Wednesday, March 7, 2012

Pillows

I sleep with a pillow next to me.

When I was much younger I did it to save me from the crocodiles under my bed.

When I was just a little bit younger I did it to protect me from ring wraiths under my bed and in the darkness.

When I was younger I did it out of habit and in hopes of not falling off a bed on cinder blocks.

Now, I do it out of the need and desire to have something close to me while I sleep. Out of the need to hold on to something real in a place so full of intangible dreams and goals that only condole for a moment. I do it to protect me from the nightmares that still come despite being 24 years old.

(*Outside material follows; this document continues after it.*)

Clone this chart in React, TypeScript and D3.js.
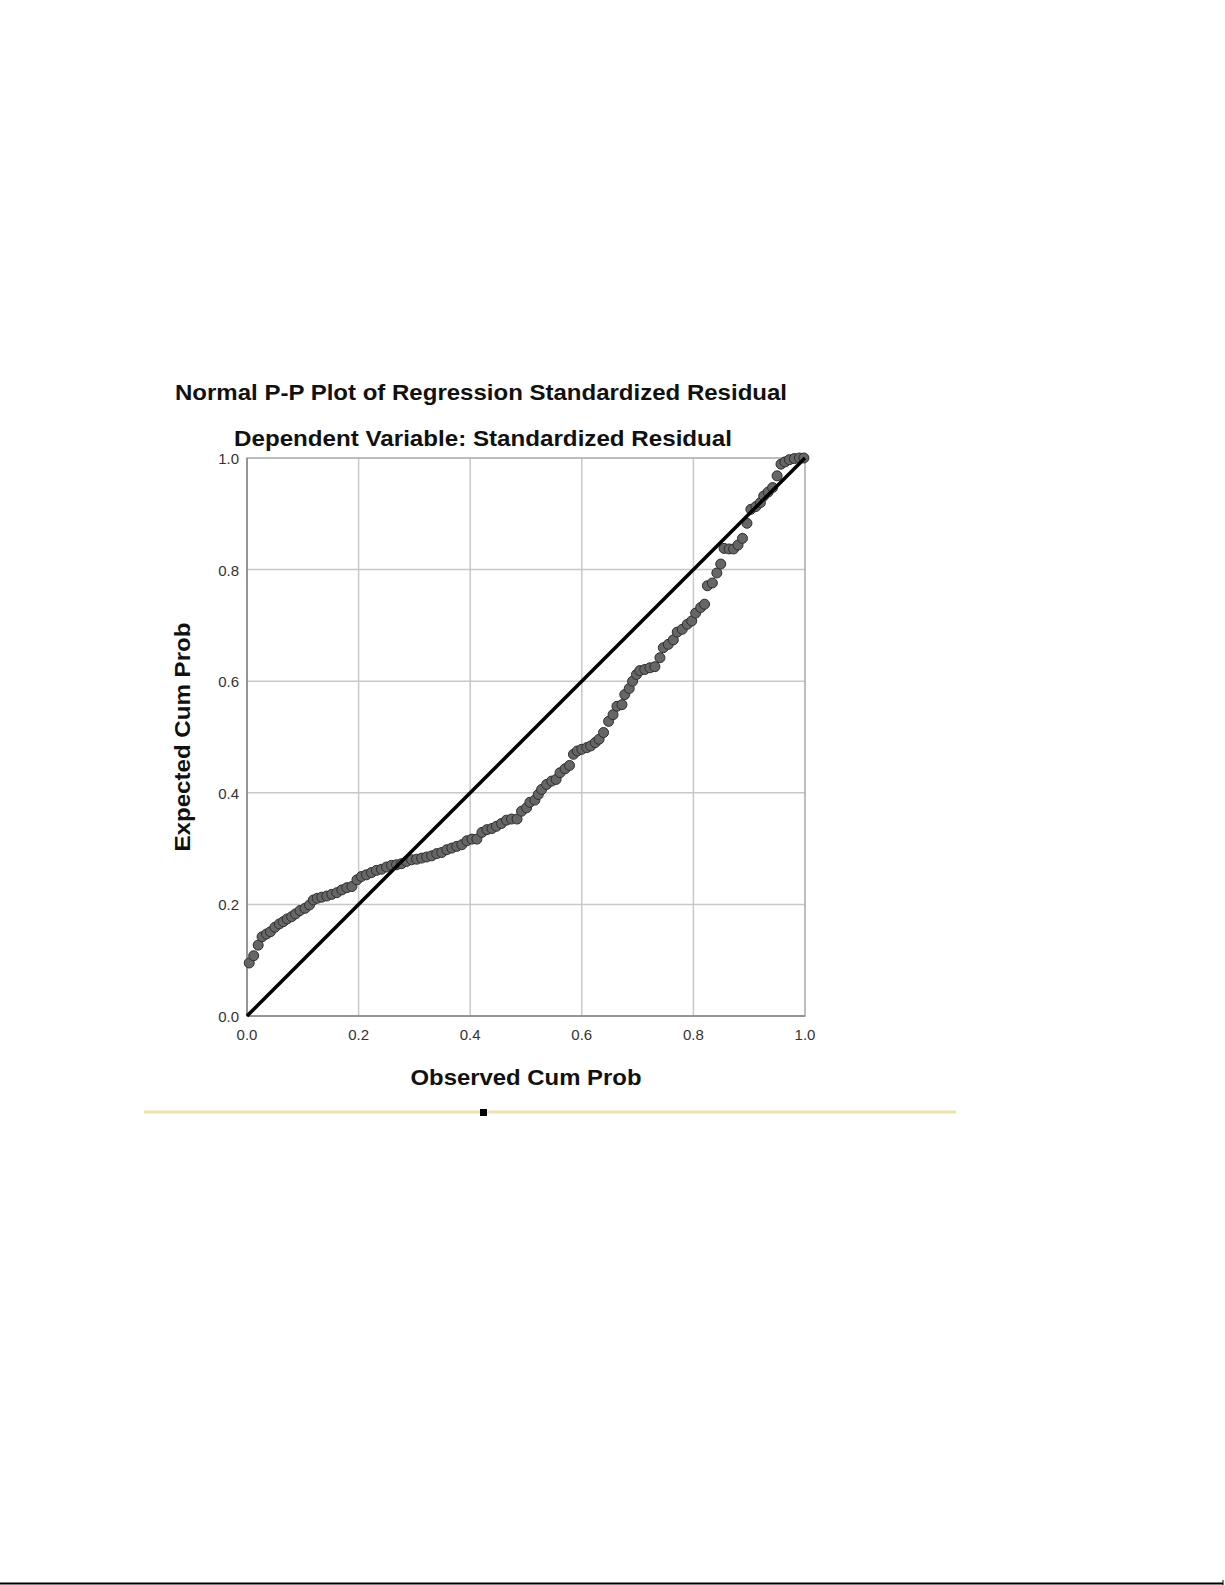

To comfort me in moments of homesickness when I miss snuggling little sisters and nieces.

To abate the sleeplessness that comes from sorrow and heartache.

To keep me from just not being alone for a few short hours when I put my defenses down and allow myself to rest from trying so hard to stay strong.

3 comments:

RJ said...

This one takes me back to my own single days. I think one of the reasons I'm so willing to let my little cuddle in our bed at night is because of the almost 29 years I spent alone in my bed of pillows.

Sleeping alone is a lonely thing.

RJ said...

Sorry...that was supposed to be "little ONES cuddle in our bed.."

Anonymous said...

I love your writing! All of it! I wish I could write as well as you do.